Calculating brightness.

  • Brightness control? Panel have to be dim during synchronization time (about 10% of time for small panel chains, closer to 5% for longer chains).
  • If brightness is controlled by time, weakest bitplane is displayed once (1) while strongest is showed many times (128 for 8b color depth). This technique steals time (slow refresh rate) but allows for full output power.
  • If brightness is controlled by PWM, strongest bitplane is displayed fully (1) while weakest is dimmed by PWM (1/128 power for 8b color depth). This technique steals brightness. Overall brightness is about 1 / color depth, like 12% of full brightness for 8b color depth. Not best, but no place to shine.
  • Compromise, show some bitplanes multiple times (weight 8, 4, 2, 1) and rest with PWM (1/2, 1/4, 1/8, 1/16). This reduces maximum brightness to about 70% and reduces refresh speed to about 40% of PWM approach. OK for me.
  • BTW, DPI vertical resolution is strictly related number of displayed bitplanes.

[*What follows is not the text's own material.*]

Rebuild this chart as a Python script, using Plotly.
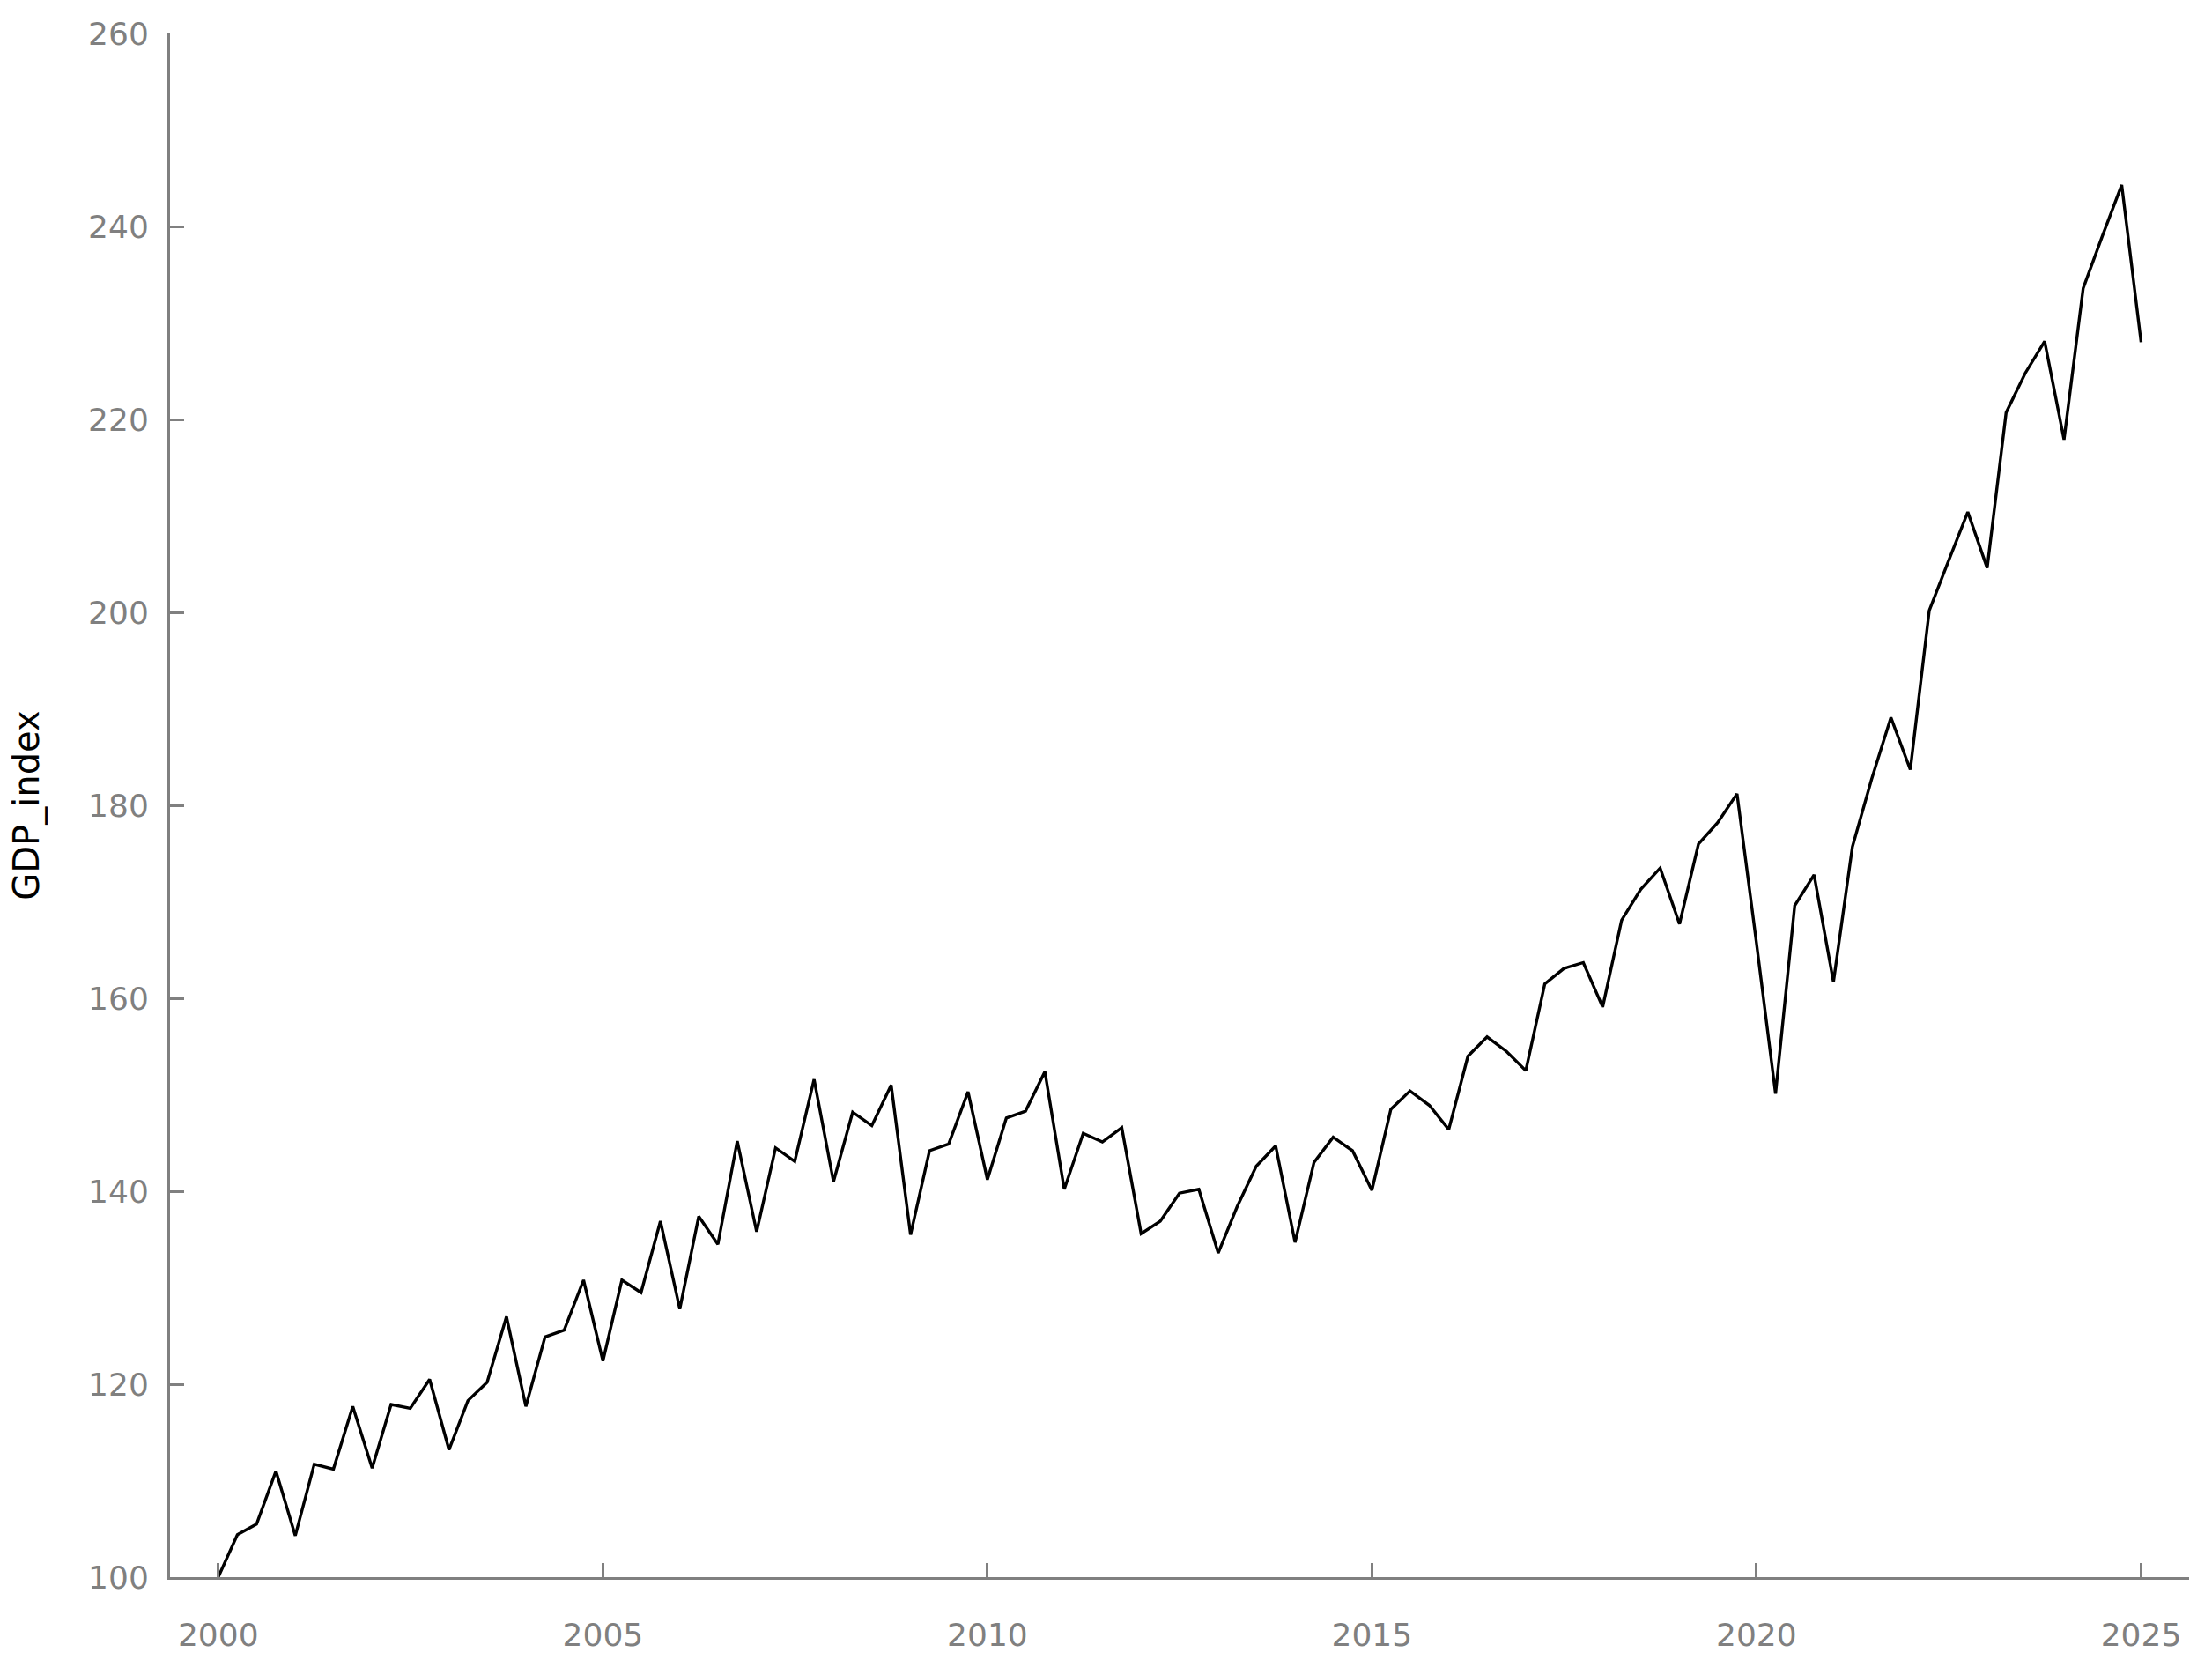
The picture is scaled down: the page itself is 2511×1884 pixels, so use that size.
import pandas as pd
import plotly.graph_objects as go

# quarterly GDP index, 2000Q1 .. 2025Q1
quarters = pd.date_range("2000-01-01", periods=101, freq="QS")
gdp_index = [
    100.0, 104.4, 105.5, 111.0, 104.3, 111.7, 111.2, 117.7, 111.3, 117.9,
    117.5, 120.5, 113.2, 118.3, 120.2, 127.0, 117.7, 124.9, 125.6, 130.8,
    122.4, 130.8, 129.5, 136.9, 127.8, 137.4, 134.5, 145.2, 135.8, 144.5,
    143.1, 151.6, 141.0, 148.2, 146.8, 151.0, 135.5, 144.2, 144.9, 150.3,
    141.2, 147.6, 148.3, 152.4, 140.2, 146.0, 145.1, 146.6, 135.6, 136.9,
    139.8, 140.2, 133.6, 138.4, 142.6, 144.7, 134.7, 143.0, 145.6, 144.2,
    140.1, 148.5, 150.4, 148.9, 146.4, 154.0, 156.0, 154.5, 152.5, 161.5,
    163.1, 163.7, 159.1, 168.1, 171.3, 173.5, 167.7, 176.0, 178.2, 181.2,
    165.8, 150.1, 169.6, 172.8, 161.7, 175.7, 182.7, 189.1, 183.7, 200.2,
    205.3, 210.4, 204.6, 220.7, 224.8, 228.1, 217.9, 233.6, 239.0, 244.3,
    228.0,
]
y_ticks = [100, 120, 140, 160, 180, 200, 220, 240, 260]

AXIS_GREY = "#808080"
FONT = "Verdana, DejaVu Sans, sans-serif"
TICK_FONT = dict(family=FONT, size=36, color=AXIS_GREY)

fig = go.Figure()
fig.add_trace(go.Scatter(x=quarters, y=gdp_index, mode="lines",
                         line=dict(color="black", width=3.4), showlegend=False))

fig.update_layout(
    width=2511, height=1884,
    margin=dict(l=193, r=26, t=38, b=94),
    plot_bgcolor="white", paper_bgcolor="white",
    font=dict(family=FONT, size=36, color=AXIS_GREY),
)
fig.update_xaxes(
    type="date", range=["1999-05-17", "2025-08-17"],
    tick0="2000-01-01", dtick="M60", tickformat="%Y",
    showgrid=False, zeroline=False, automargin=False,
    showline=True, linecolor=AXIS_GREY, linewidth=3,
    ticks="inside", ticklen=16, tickwidth=3, tickcolor=AXIS_GREY,
    tickfont=TICK_FONT, ticklabelstandoff=32,
)
fig.update_yaxes(
    range=[100, 260], tickvals=y_ticks,
    showgrid=False, zeroline=False, automargin=False,
    showline=True, linecolor=AXIS_GREY, linewidth=3,
    ticks="inside", ticklen=16, tickwidth=3, tickcolor=AXIS_GREY,
    tickfont=TICK_FONT, ticklabelstandoff=14,
    title=dict(text="GDP_index", font=dict(family=FONT, size=40, color="black"), standoff=44),
)

fig.write_html("out.html", config={"displayModeBar": False},
               post_script="document.body.style.margin='0';")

Too much lines will result in dimmer panel and lower refresh rate. Not ideal.

Summary.

  • It works!
  • It steals all GPIO :( DPI24 interface sets all pins to ALT2 function at bootup. Any unused pin can be manually changed back to default function, but all GPIO will be set as output low for the bootup time.
  • Only 24 pins can be freely controlled. Remaining 4 can be used with preassigned function or not used at all.
  • Where are signals for ABCD row decoder? All comes from 4040 binary counter, driven by Hsync and Vsync. This greatly simplifies the code (and i'm too lazy to generate all that signals proper way). Feel free to fix this.